Eigentlich nur noch freudlos und im Abstieg kenne ich den 1991 Mouton Rothschild, aber hier gab er mit einer leicht animalischen, süßlichen Nase und durchaus noch guter Frucht noch mal eine vielleicht allerletzte, gelungene Abschiedsvorstellung – WT91. Es wurde langsam Zeit für noch mal zwei richtige Höhepunkte. Der erste davon kam jetzt mit dem ätherischen 1995 Mouton Rothschild. Der hatte nebst guter Frucht Fülle, Kraft, Minze und Eukalyptus und neben immer noch strammen Tanninen auch ein deutliches Säuregerüst – WT95. Drüber lag für mich noch der 1996 Mouton Rothschild mit besserer Struktur. Das ist so eine Art modernerer 86er mit reiferen Tanninen – WT96. 1997 Mouton Rothschild ist beileibe kein schlechter Wein, aber da ist wenig dahinter, er wirkt eher so wie sein eigener Zweitwein und dürfte keine lange Zukunft haben – WT90. Und dann kam als Abschluss noch mal eine moderne Variante des 85er ins Glas, der offene 1999 Mouton Rothschild mit dieser betörenden Frucht und den klassischen Mouton Zutaten von Cassis über Leder bis zum Bleistift mit schöner Röstaromatik. Ein Spaßwein auf hohem Niveau, eben einfach Mouton-sexy – WT94.

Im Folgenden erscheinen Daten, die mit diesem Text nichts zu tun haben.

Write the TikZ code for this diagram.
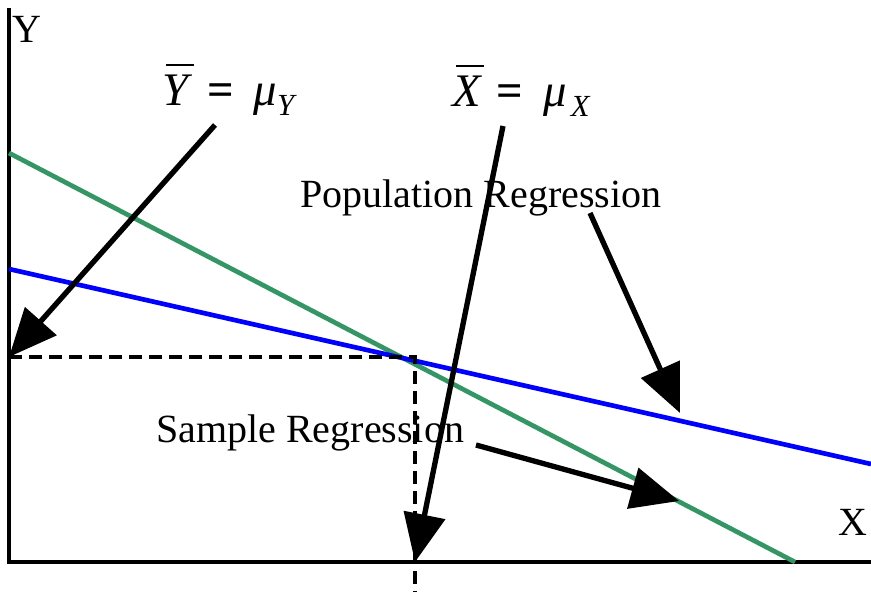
\documentclass[tikz,border=0pt]{standalone}
\usepackage{fontspec}
\setmainfont{Liberation Serif}
\usetikzlibrary{arrows.meta}
\definecolor{sgreen}{RGB}{51,150,100}
\newcommand{\barred}[1]{\rlap{\hspace{3pt}\rule[30pt]{21pt}{1.6pt}}\textit{#1}}
\begin{document}
\begin{tikzpicture}[x=0.75pt,y=-0.75pt,
  lbl/.style={inner sep=0pt,anchor=base west,font=\fontsize{30}{36}\selectfont},
  mlbl/.style={inner sep=0pt,anchor=base west,font=\fontsize{35}{40}\selectfont},
  axis/.style={line width=2.5pt,black},
  regline/.style={line width=3.5pt},
  guide/.style={line width=2.5pt,dash pattern=on 10pt off 5pt},
  pointer/.style={line width=4pt,-{Triangle[length=36pt,width=31pt]}}]
\useasboundingbox (0,0) rectangle (871,592);
% coordinates
\coordinate (yt) at (9,8);
\coordinate (o) at (9,562);
\coordinate (xr) at (871,562);
\coordinate (g1) at (9,153);
\coordinate (g2) at (795,562);
\coordinate (b1) at (9,269);
\coordinate (b2) at (871,464);
\coordinate (yb) at (9,357);
\coordinate (c) at (415,357);
\coordinate (xb) at (415,562);
\coordinate (xd) at (415,592);
\coordinate (a1s) at (215,125);
\coordinate (a2s) at (503,126);
\coordinate (a3s) at (590,213);
\coordinate (a3e) at (680,413);
\coordinate (a4s) at (476,445);
\coordinate (a4e) at (679,501);
% axes
\draw[axis] (yt) -- (o) -- (xr);
% regression lines
\draw[regline,sgreen] (g1) -- (g2);
\draw[regline,blue] (b1) -- (b2);
% dashed guides
\draw[guide] (yb) -- (c) -- (xd);
% labels
\node[lbl] (ylab) at (12,43) {Y};
\node[lbl] (xlab) at (838,535) {X};
\node[mlbl] (ybar) at (162,106) {\barred{Y}\hspace{11pt}\textbf{=}\hspace{15pt}\textit{μ}\raisebox{-7pt}{\fontsize{23}{24}\selectfont\itshape Y}};
\node[mlbl] (xbar) at (452,107) {\barred{X}\hspace{11pt}\textbf{=}\hspace{15pt}\textit{μ}\hspace{3pt}\raisebox{-7pt}{\fontsize{23}{24}\selectfont\itshape X}};
\node[lbl] (pop) at (300,207) {Population Regression};
\node[lbl] (samp) at (156,442) {Sample Regression};
% pointers
\draw[pointer] (a1s) -- (yb);
\draw[pointer] (a2s) -- (xb);
\draw[pointer] (a3s) -- (a3e);
\draw[pointer] (a4s) -- (a4e);
\end{tikzpicture}
\end{document}
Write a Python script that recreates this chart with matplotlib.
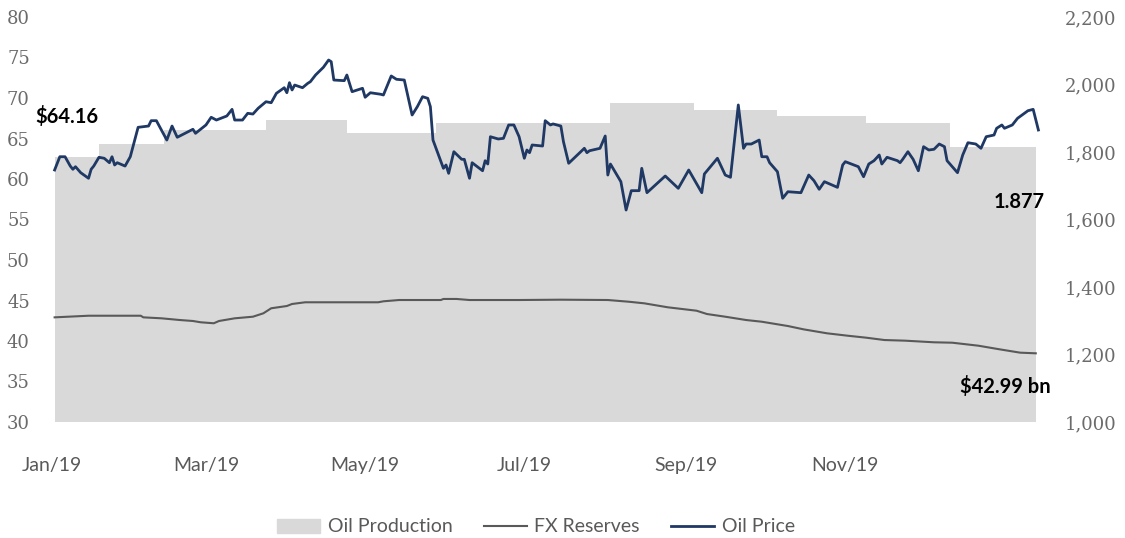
import numpy as np
import matplotlib.pyplot as plt
from matplotlib.patches import Patch
from matplotlib.lines import Line2D
from matplotlib.ticker import FuncFormatter

# days counted from 1 Jan 2019
start = np.datetime64('2019-01-01')

# Oil production (right axis), monthly steps
prod_day = [1, 18, 43, 82, 113, 147, 214, 246, 278, 312, 344]
prod_val = [1785, 1824, 1865, 1895, 1855, 1887, 1945, 1925, 1906, 1887, 1814]
prod_end = 377

# FX reserves (left axis)
fx_day = [1, 14, 34, 35, 42, 49, 54, 57, 62, 64,
          70, 77, 81, 84, 90, 92, 97, 125, 127, 133,
          149, 150, 155, 160, 179, 195, 213, 221, 227, 236,
          247, 251, 258, 266, 272, 282, 288, 297, 305, 312,
          319, 327, 338, 345, 355, 363, 371, 377]
fx_val = [42.92, 43.12, 43.12, 42.92, 42.80, 42.59, 42.47, 42.31, 42.19, 42.47,
          42.80, 43.00, 43.42, 44.04, 44.32, 44.57, 44.78, 44.78, 44.90, 45.06,
          45.06, 45.19, 45.19, 45.06, 45.06, 45.10, 45.06, 44.85, 44.65, 44.16,
          43.74, 43.33, 43.00, 42.59, 42.38, 41.85, 41.44, 40.95, 40.65, 40.41,
          40.12, 40.04, 39.84, 39.79, 39.42, 38.98, 38.56, 38.48]

# Oil price (left axis)
price_day = [1, 3, 5, 7, 8, 9, 11, 14, 15, 16,
             18, 20, 22, 23, 24, 25, 28, 30, 33, 37,
             38, 40, 44, 46, 48, 54, 55, 59, 61, 63,
             67, 69, 70, 73, 75, 77, 79, 82, 84, 86,
             89, 90, 91, 92, 93, 96, 98, 99, 101, 104,
             106, 107, 108, 112, 113, 115, 119, 120, 122, 126,
             127, 130, 132, 135, 138, 140, 142, 144, 145, 146,
             150, 151, 152, 154, 157, 158, 160, 161, 165, 166,
             167, 168, 171, 173, 175, 177, 179, 181, 182, 183,
             184, 188, 189, 191, 192, 195, 196, 198, 200, 204,
             205, 206, 210, 212, 213, 214, 218, 220, 222, 225,
             226, 228, 235, 240, 244, 249, 250, 255, 258, 260,
             263, 265, 266, 268, 271, 272, 274, 275, 278, 280,
             282, 287, 290, 292, 294, 296, 301, 303, 304, 309,
             311, 313, 315, 317, 318, 320, 324, 325, 326, 328,
             330, 332, 334, 336, 338, 340, 342, 343, 347, 349,
             351, 354, 356, 358, 361, 362, 364, 365, 368, 370,
             374, 376, 378]
price_val = [61.11, 62.75, 62.75, 61.60, 61.20, 61.52, 60.78, 60.09, 61.20, 61.60,
             62.68, 62.56, 62.01, 62.75, 61.73, 62.01, 61.60, 62.75, 66.38, 66.54,
             67.20, 67.20, 64.81, 66.54, 65.15, 66.14, 65.64, 66.67, 67.62, 67.28,
             67.78, 68.60, 67.28, 67.28, 68.11, 68.02, 68.73, 69.54, 69.42, 70.58,
             71.27, 70.65, 71.89, 70.99, 71.60, 71.27, 71.81, 72.01, 72.84, 73.79,
             74.69, 74.48, 72.22, 72.14, 72.84, 70.78, 71.20, 70.09, 70.65, 70.46,
             70.37, 72.72, 72.31, 72.22, 67.90, 68.93, 70.16, 69.96, 68.93, 64.81,
             61.32, 61.73, 60.70, 63.37, 62.43, 62.43, 60.09, 62.01, 61.02, 62.26,
             61.85, 65.22, 64.94, 65.02, 66.67, 66.67, 65.22, 62.56, 63.58, 63.25,
             64.20, 64.07, 67.20, 66.67, 66.80, 66.54, 64.60, 61.94, 62.56, 63.79,
             63.25, 63.49, 63.79, 65.31, 60.49, 61.85, 59.67, 56.17, 58.56, 58.56,
             61.32, 58.31, 60.37, 58.85, 61.11, 58.31, 60.62, 62.56, 60.49, 60.21,
             69.14, 63.79, 64.32, 64.32, 64.81, 62.75, 62.75, 62.01, 60.90, 57.62,
             58.43, 58.31, 60.49, 59.79, 58.73, 59.67, 58.97, 61.73, 62.14, 61.52,
             60.28, 61.85, 62.26, 62.96, 61.85, 62.68, 62.26, 62.01, 62.43, 63.37,
             62.43, 61.02, 63.99, 63.58, 63.67, 64.32, 63.99, 62.26, 60.78, 62.96,
             64.48, 64.32, 63.79, 65.22, 65.43, 66.26, 66.67, 66.26, 66.67, 67.49,
             68.43, 68.60, 66.05]

tick_dates = ['2019-01-01', '2019-03-01', '2019-05-01', '2019-07-01', '2019-09-01', '2019-11-01']
tick_labels = ['Jan/19', 'Mar/19', 'May/19', 'Jul/19', 'Sep/19', 'Nov/19']


def to_dates(days):
    return start + np.array(days).astype('timedelta64[D]')


W, H = 1125, 538
fig = plt.figure(figsize=(W / 100, H / 100), dpi=100)
ax = fig.add_axes([52 / W, 1 - 422 / H, (1041 - 52) / W, (422 - 17) / H])
ax2 = ax.twinx()
ax.set_zorder(ax2.get_zorder() + 1)
ax.patch.set_visible(False)

area_x = to_dates(prod_day + [prod_end])
area_y = prod_val + [prod_val[-1]]
ax2.fill_between(area_x, area_y, 1000, step='post', color='#d9d9d9', lw=0)
ax2.set_ylim(1000, 2200)
ax2.set_yticks(np.arange(1000, 2201, 200))
ax2.yaxis.set_major_formatter(FuncFormatter(lambda v, p: '{:,.0f}'.format(v)))

ax.plot(to_dates(fx_day), fx_val, color='#595959', lw=1.5)
ax.plot(to_dates(price_day), price_val, color='#1f3864', lw=2.0)
ax.set_ylim(30, 80)
ax.set_yticks(np.arange(30, 81, 5))
ax.set_xlim(start, start + np.timedelta64(379, 'D'))
ax.set_xticks(np.array(tick_dates, dtype='datetime64[D]'))
ax.set_xticklabels(tick_labels)

for a in (ax, ax2):
    for s in a.spines.values():
        s.set_visible(False)
ax.tick_params(axis='y', length=0, pad=16, labelsize=13, labelcolor='#6b6b6b')
ax2.tick_params(axis='y', length=0, pad=17, labelsize=13, labelcolor='#6b6b6b')
ax.tick_params(axis='x', length=0, pad=25, labelsize=14, labelcolor='#595959')
for lab in ax.get_yticklabels() + ax2.get_yticklabels():
    lab.set_family('DejaVu Serif')
for lab in ax.get_xticklabels():
    lab.set_family('Lato')

fig.text(35 / W, 1 - 116 / H, '$64.16', fontsize=14.5, fontweight='bold',
         family='Lato', ha='left', va='center')
fig.text(1045 / W, 1 - 202 / H, '1.877', fontsize=14.5, fontweight='bold',
         family='Lato', ha='right', va='center')
fig.text(1051 / W, 1 - 386 / H, '$42.99 bn', fontsize=14.5, fontweight='bold',
         family='Lato', ha='right', va='center')

handles = [Patch(color='#d9d9d9'),
           Line2D([], [], color='#595959', lw=1.5),
           Line2D([], [], color='#1f3864', lw=2.0)]
fig.legend(handles, ['Oil Production', 'FX Reserves', 'Oil Price'],
           loc='center', bbox_to_anchor=(536 / W, 1 - 527 / H), ncol=3,
           frameon=False, prop={'family': 'Lato', 'size': 14},
           labelcolor='#595959', handlelength=2.2, handletextpad=0.4,
           columnspacing=1.6, borderpad=0.2)

fig.savefig('out.png', dpi=100)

Als süßer Abschluss kamen zum Dessert noch zwei Rheingauer Raritäten ins Glas. Ein sehr balancierter Traum mit sehr guter Säure, Frische und feinem Süße-/Säurespiel die 1959 Riesling Beerenauslese von Schloss Vollrads – WT95. Ziemlich dick, sehr reif, süß und rosinig die 1959 Oestrich Räucherberg Riesling Beerenauslese vom Weingut Johannis Ohlig, wirkt im Gegensatz zur luftig-eleganten Vollrads BA eher klebrig am Gaumen – WT87.